Given, the sum and product of the quadratic polynomial are $1$, and $1$

Let, the polynomial be $a{x}^2+bx+c$ ------(i)

And its zeroes are $\alpha$ and $\beta$

Thus, according to question,

Sum of zeroes

$=\alpha +\beta =1=\frac{1}{1}=\frac{-b}{a}$

And, product of zeroes

$=\alpha \beta =1=\frac{1}{1}=\frac{c}{a}$

Thus, $a=1,b=-1$ and $c=1$

After substituting the values of $a,b$ and $c$ in equation (i), we get

$x^2-x+1$

Therefore, the quadratic polynomial for the given values, is $x^2-x+1$ Answer.

(v) $-\frac{1}{4},\frac{1}{4}$

Solution:

Given, the sum and product of the quadratic polynomial are $-\frac{1}{4}$, and $\frac{1}{4}$

Let, the polynomial be $a{x}^2+bx+c$ ------(i)

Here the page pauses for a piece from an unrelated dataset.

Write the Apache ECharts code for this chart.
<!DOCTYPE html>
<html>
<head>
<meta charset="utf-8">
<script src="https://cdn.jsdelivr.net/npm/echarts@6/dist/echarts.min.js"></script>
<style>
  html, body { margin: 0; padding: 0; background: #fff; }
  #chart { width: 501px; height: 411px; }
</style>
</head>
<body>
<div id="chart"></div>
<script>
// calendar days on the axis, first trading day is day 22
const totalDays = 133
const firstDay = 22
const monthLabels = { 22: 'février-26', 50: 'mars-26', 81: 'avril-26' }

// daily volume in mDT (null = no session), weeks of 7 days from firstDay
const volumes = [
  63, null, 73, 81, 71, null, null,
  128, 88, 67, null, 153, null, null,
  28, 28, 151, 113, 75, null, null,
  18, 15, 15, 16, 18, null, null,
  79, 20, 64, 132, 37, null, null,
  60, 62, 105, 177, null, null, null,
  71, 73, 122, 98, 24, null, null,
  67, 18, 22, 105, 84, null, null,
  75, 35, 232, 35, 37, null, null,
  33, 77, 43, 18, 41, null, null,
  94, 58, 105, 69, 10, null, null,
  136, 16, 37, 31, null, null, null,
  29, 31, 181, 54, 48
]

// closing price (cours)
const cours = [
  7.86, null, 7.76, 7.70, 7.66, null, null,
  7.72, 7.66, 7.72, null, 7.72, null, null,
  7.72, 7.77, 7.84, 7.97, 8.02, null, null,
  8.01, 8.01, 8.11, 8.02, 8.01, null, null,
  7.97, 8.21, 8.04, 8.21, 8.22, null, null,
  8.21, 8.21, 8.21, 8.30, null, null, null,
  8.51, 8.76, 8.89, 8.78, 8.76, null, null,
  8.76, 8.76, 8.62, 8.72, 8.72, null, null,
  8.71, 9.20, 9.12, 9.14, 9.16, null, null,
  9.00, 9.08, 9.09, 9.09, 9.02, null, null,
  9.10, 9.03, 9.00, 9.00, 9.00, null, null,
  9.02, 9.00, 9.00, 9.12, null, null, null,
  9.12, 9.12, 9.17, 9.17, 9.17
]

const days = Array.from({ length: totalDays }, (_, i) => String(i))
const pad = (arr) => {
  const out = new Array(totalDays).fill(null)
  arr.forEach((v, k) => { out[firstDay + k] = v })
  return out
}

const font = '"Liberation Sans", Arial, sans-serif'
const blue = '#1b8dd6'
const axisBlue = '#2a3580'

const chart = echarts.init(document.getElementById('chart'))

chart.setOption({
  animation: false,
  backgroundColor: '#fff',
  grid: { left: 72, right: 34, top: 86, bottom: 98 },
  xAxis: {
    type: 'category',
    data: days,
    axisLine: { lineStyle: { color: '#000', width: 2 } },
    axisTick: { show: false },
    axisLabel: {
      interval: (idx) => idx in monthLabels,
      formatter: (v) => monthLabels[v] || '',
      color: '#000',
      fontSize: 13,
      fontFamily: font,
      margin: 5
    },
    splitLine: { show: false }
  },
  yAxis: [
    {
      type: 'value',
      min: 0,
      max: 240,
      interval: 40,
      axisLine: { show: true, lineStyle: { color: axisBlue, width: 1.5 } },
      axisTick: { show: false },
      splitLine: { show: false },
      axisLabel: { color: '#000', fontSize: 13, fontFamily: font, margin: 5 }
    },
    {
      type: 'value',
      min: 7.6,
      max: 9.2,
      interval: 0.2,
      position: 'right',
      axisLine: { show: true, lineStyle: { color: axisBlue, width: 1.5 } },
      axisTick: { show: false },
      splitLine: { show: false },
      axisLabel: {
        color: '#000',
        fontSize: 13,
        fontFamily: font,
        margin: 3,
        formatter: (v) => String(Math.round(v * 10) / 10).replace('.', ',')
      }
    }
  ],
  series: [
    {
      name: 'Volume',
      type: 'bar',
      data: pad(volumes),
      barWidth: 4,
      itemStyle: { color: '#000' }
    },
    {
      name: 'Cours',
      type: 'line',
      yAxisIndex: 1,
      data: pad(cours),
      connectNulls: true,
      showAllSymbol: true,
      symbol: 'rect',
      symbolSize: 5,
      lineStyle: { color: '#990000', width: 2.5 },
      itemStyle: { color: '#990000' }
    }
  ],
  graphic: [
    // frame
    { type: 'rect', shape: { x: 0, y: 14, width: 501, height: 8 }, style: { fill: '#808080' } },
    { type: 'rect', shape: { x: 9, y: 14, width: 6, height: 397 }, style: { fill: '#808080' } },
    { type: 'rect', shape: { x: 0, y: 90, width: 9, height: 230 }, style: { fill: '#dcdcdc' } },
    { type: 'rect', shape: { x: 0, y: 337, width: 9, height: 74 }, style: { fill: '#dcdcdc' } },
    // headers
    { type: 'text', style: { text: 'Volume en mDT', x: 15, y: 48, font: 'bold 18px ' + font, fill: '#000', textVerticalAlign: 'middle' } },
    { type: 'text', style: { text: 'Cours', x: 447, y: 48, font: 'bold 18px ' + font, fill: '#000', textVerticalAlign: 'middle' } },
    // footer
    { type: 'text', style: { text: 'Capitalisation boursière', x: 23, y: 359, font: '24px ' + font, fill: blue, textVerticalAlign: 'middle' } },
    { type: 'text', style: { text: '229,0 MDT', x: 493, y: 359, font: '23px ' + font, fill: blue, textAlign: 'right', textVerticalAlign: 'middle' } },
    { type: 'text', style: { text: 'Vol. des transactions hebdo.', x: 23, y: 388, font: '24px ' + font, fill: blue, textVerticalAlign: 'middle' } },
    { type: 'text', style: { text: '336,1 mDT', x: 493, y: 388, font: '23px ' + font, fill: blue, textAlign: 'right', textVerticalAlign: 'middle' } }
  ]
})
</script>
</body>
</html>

And its zeroes are $\alpha$ and $\beta$

Thus, according to question,

Sum of zeroes

$=\alpha +\beta =-\frac{1}{4}=\frac{-b}{a}$

And Product of zeroes,

$=\alpha \beta =\frac{1}{4}=\frac{c}{a}$

Thus, $a=4,b=1$ and $c=1$

After substituting the values of $a,b$ and $c$ in equation (i), we get

$4x^2+x+1$

Therefore, the quadratic polynomial for the given values, is $4x^2+x+1$ Answer.

(vi) $4,1$

Solution:

Given, the sum and product of the quadratic polynomial are $4$, and $1$

Let, the polynomial be $a{x}^2+bx+c$ ------(i)

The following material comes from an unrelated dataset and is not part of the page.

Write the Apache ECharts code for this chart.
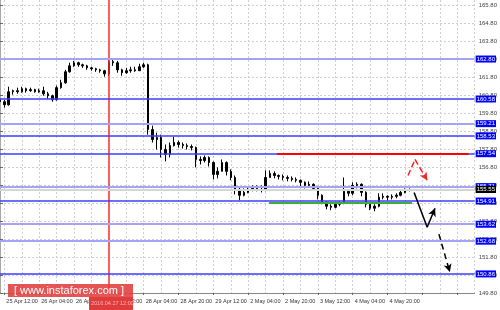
<!DOCTYPE html>
<html><head><meta charset="utf-8">
<script src="https://cdn.jsdelivr.net/npm/echarts@6/dist/echarts.min.js"></script>
<style>html,body{margin:0;padding:0;background:#fff}#c{width:500px;height:310px}</style>
</head><body><div id="c"></div>
<script>
// ---- data ----
const slotCount = 110; // 2-hour slots across the visible window
const tickIdx = [1, 9, 17, 25, 33, 41, 49, 57, 65, 73, 81, 89];
const tickLabels = ['25 Apr 12:00','26 Apr 04:00','26 Apr 20:00','27 Apr 12:00','28 Apr 04:00','28 Apr 20:00',
  '29 Apr 12:00','2 May 04:00','2 May 20:00','3 May 12:00','4 May 04:00','4 May 20:00'];
const yTicks = [149.8,150.8,151.8,152.8,153.8,154.8,155.8,156.8,157.8,158.8,159.8,160.8,161.8,162.8,163.8,164.8,165.8];
// [open, close, low, high]
const candles = [
 [160.54,160.43,160.32,160.60],[160.43,160.26,160.10,160.54],[160.26,160.98,160.21,161.26],[160.98,161.04,160.82,161.10],
 [161.04,160.98,160.87,161.21],[160.98,161.15,160.93,161.26],[161.15,161.04,160.93,161.21],[161.04,161.10,160.98,161.21],
 [161.10,160.98,160.93,161.15],[160.98,161.04,160.93,161.15],[161.04,160.87,160.76,161.26],[160.87,160.76,160.60,160.98],
 [160.76,160.54,160.43,160.82],[160.54,161.21,160.49,161.32],[161.21,161.48,161.15,161.65],[161.48,162.09,161.43,162.20],
 [162.09,162.42,162.04,162.59],[162.42,162.59,162.37,162.70],[162.59,162.48,162.37,162.65],[162.48,162.42,162.31,162.54],
 [162.42,162.31,162.20,162.48],[162.31,162.26,162.15,162.37],[162.26,162.20,162.09,162.31],[162.20,162.15,162.04,162.26],
 [162.15,161.98,161.82,162.20],[161.98,162.65,161.87,162.76],[162.65,162.59,162.42,162.81],[162.59,162.20,162.04,162.70],
 [162.20,162.04,161.87,162.26],[162.04,162.15,161.98,162.31],[162.15,162.20,162.04,162.37],[162.20,162.15,162.09,162.37],
 [162.15,162.37,162.15,162.54],[162.37,162.48,162.31,162.59],[162.48,158.88,158.60,162.54],[158.88,158.33,158.16,159.10],
 [158.33,158.44,157.77,158.71],[158.44,157.77,157.33,158.60],[157.77,157.50,157.11,158.05],[157.50,157.99,157.33,158.16],
 [157.99,158.16,157.94,158.49],[158.16,158.05,157.88,158.27],[158.05,157.99,157.83,158.16],[157.99,157.94,157.77,158.11],
 [157.94,157.88,157.72,158.05],[157.88,157.22,156.78,157.94],[157.22,157.16,156.94,157.39],[157.16,157.33,157.05,157.44],
 [157.33,157.05,156.83,157.39],[157.05,156.39,156.11,157.11],[156.39,156.56,156.17,156.78],[156.56,157.05,156.56,157.22],
 [157.05,156.56,156.33,157.11],[156.56,156.22,156.06,156.67],[156.22,155.56,155.28,156.33],[155.56,155.23,154.95,155.67],
 [155.23,155.39,155.17,155.61],[155.39,155.56,155.34,155.72],[155.56,155.61,155.45,155.78],[155.61,155.56,155.45,155.78],
 [155.56,155.50,155.39,155.78],[155.50,156.22,155.45,156.61],[156.22,156.44,156.22,156.61],[156.44,156.33,156.17,156.56],
 [156.33,156.28,156.11,156.39],[156.28,156.22,156.06,156.39],[156.22,156.17,156.00,156.33],[156.17,156.11,156.00,156.28],
 [156.11,156.06,155.95,156.22],[156.06,155.95,155.72,156.11],[155.95,155.78,155.61,156.00],[155.78,155.84,155.67,156.00],
 [155.84,155.61,155.50,155.89],[155.61,155.23,155.00,155.67],[155.23,154.84,154.73,155.28],[154.84,154.62,154.45,154.89],
 [154.62,154.56,154.40,154.73],[154.56,154.73,154.51,154.84],[154.73,154.78,154.62,154.89],[154.78,155.45,154.73,156.22],
 [155.45,155.34,155.17,155.56],[155.34,155.78,155.23,155.95],[155.78,155.84,155.61,155.95],[155.84,155.39,155.17,155.89],
 [155.39,154.73,154.56,155.45],[154.73,154.51,154.40,154.78],[154.51,154.62,154.34,154.73],[154.62,155.12,154.56,155.34],
 [155.12,155.17,155.00,155.34],[155.17,155.12,154.95,155.23],[155.12,155.17,155.00,155.28],[155.17,155.23,155.06,155.34],
 [155.23,155.39,155.17,155.50],[155.39,155.50,155.34,155.61],[155.50,155.55,155.45,155.61]
];
const levelsDark = [160.58, 158.53, 157.54, 154.91, 150.86];
const levelsLight = [162.80, 159.21, 155.71, 153.62, 152.68];
const lastPrice = 155.55;
const resistanceSeg = [[63.6, 157.54], [107.6, 157.54]];
const supportSeg = [[61.8, 154.83], [94.6, 154.83]];
const crosshairIdx = 25;
const crosshairText = '2016.04.27 12:00';
const redArrow = [[93.7, 156.33], [95.3, 157.22], [98.1, 156.06]];
const blackArrow1 = [[95.1, 155.39], [98.1, 153.45], [99.9, 154.51]];
const blackArrow2 = [[100.8, 153.07], [103.3, 150.96]];

// ---- build ----
const yMin = 149.8, yMax = 166.08;
const xMax = slotCount - 1;
const categories = [];
for (let i = 0; i < slotCount; i++) categories.push('');
tickIdx.forEach((ix, k) => { categories[ix] = tickLabels[k]; });

function polySegs(pts, style) {
  const segs = [];
  for (let i = 0; i < pts.length - 1; i++) {
    const last = i === pts.length - 2;
    segs.push([{coord: pts[i], symbol: 'none', lineStyle: style},
               {coord: pts[i + 1], symbol: last ? 'arrow' : 'none', symbolSize: [6, 8]}]);
  }
  return segs;
}
function level(v, color, width, bg) {
  const lab = {show: true, position: 'end', distance: 1, formatter: v.toFixed(2),
    backgroundColor: bg, color: '#fff', fontSize: 6, lineHeight: 7, padding: [0, 1, 0, 1], fontFamily: 'Liberation Sans'};
  return [{coord: [0, v], lineStyle: {color: color, width: width, type: 'solid', opacity: 1}, label: lab}, {coord: [xMax, v]}];
}

const chart = echarts.init(document.getElementById('c'), null, {renderer: 'canvas'});
chart.setOption({
  animation: false,
  backgroundColor: '#fff',
  grid: {left: 0, right: 22, top: 0, bottom: 17, containLabel: false},
  xAxis: [{
    type: 'category', data: categories, boundaryGap: false,
    axisLine: {lineStyle: {color: '#888', width: 1}},
    axisTick: {show: true, length: 2, interval: (i) => (i - 1) % 8 === 0, lineStyle: {color: '#666'}},
    axisLabel: {interval: (i, v) => v !== '', align: 'left', margin: 5, fontSize: 5.5, color: '#333',
      fontFamily: 'Liberation Sans', padding: [0, 0, 0, 2]},
    splitLine: {show: true, interval: (i) => (i - 1) % 4 === 0 && i !== crosshairIdx,
      lineStyle: {color: '#cfcfcf', type: [2, 2], width: 1}}
  }, {
    type: 'value', min: 0, max: xMax, show: false
  }],
  yAxis: {
    type: 'value', position: 'right', min: yMin, max: yMax,
    axisLine: {show: true, lineStyle: {color: '#a8a8a8', width: 2}},
    axisTick: {show: true, length: 3, customValues: yTicks, lineStyle: {color: '#666'}},
    axisLabel: {customValues: yTicks, formatter: v => v.toFixed(2), fontSize: 6, color: '#444', margin: 4,
      fontFamily: 'Liberation Sans'},
    splitLine: {show: true, lineStyle: {color: '#cfcfcf', type: [2, 2], width: 1}}
  },
  series: [{
    type: 'line', xAxisIndex: 1, data: [], showSymbol: false, z: 1,
    markLine: {
      silent: true, symbol: ['none', 'none'], animation: false, label: {show: false},
      data: [
        [{coord: [crosshairIdx, yMin], lineStyle: {color: '#ff2a2a', width: 1.5, type: 'solid'}}, {coord: [crosshairIdx, yMax]}],
        ...levelsLight.map(v => level(v, '#a4a4f4', 2, '#0000ff')),
        ...levelsDark.map(v => level(v, '#3c3cff', 1.5, '#0000ff')),
        level(lastPrice, '#d6d6d6', 2, '#000000')
      ]
    }
  }, {
    type: 'candlestick', data: candles, barWidth: 2, z: 3,
    itemStyle: {color: '#000000', color0: '#000000', borderColor: '#000000', borderColor0: '#000000', borderWidth: 1}
  }, {
    type: 'line', xAxisIndex: 1, data: [], showSymbol: false, z: 4,
    markLine: {
      silent: true, symbol: ['none', 'none'], animation: false, label: {show: false},
      data: [
        [{coord: resistanceSeg[0], lineStyle: {color: '#ff0000', width: 2, type: 'solid'}}, {coord: resistanceSeg[1]}],
        [{coord: supportSeg[0], lineStyle: {color: '#3cae3c', width: 2, type: 'solid'}}, {coord: supportSeg[1]}],
        ...polySegs(redArrow, {color: '#ff2020', width: 1.5, type: [6, 3]}),
        ...polySegs(blackArrow1, {color: '#000', width: 1.5, type: 'solid'}),
        ...polySegs(blackArrow2, {color: '#000', width: 1.5, type: [6, 4]})
      ]
    }
  }],
  graphic: [
    {type: 'rect', left: 8, top: 284, shape: {width: 125, height: 13}, style: {fill: 'rgba(226,62,62,0.88)'}, z: 100},
    {type: 'text', left: 14, top: 285, style: {text: '[ www.instaforex.com ]', fill: '#ffffff', font: '11px "Liberation Sans"'}, z: 101},
    {type: 'rect', left: 89, top: 297, shape: {width: 44, height: 13}, style: {fill: '#e03c3c'}, z: 100},
    {type: 'text', left: 91, top: 300, style: {text: crosshairText, fill: '#f6b4b4', font: '5.5px "Liberation Sans"'}, z: 101}
  ]
});
</script></body></html>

And its zeroes are $\alpha$ and $\beta$

Thus, according to question,

Sum of zeroes

$=\alpha +\beta =4=\frac{4}{1}=\frac{-b}{a}$

And product of zeroes,

$=\alpha \beta =1=\frac{1}{1}=\frac{c}{a}$

Thus, $a=1,b=-4$ and $c=1$

After substituting the values of $a,b$ and $c$ in equation (i), we get

$x^2-4x+1$

Therefore, the quadratic polynomial for the given values, is $x^2-4x+1$ Answer.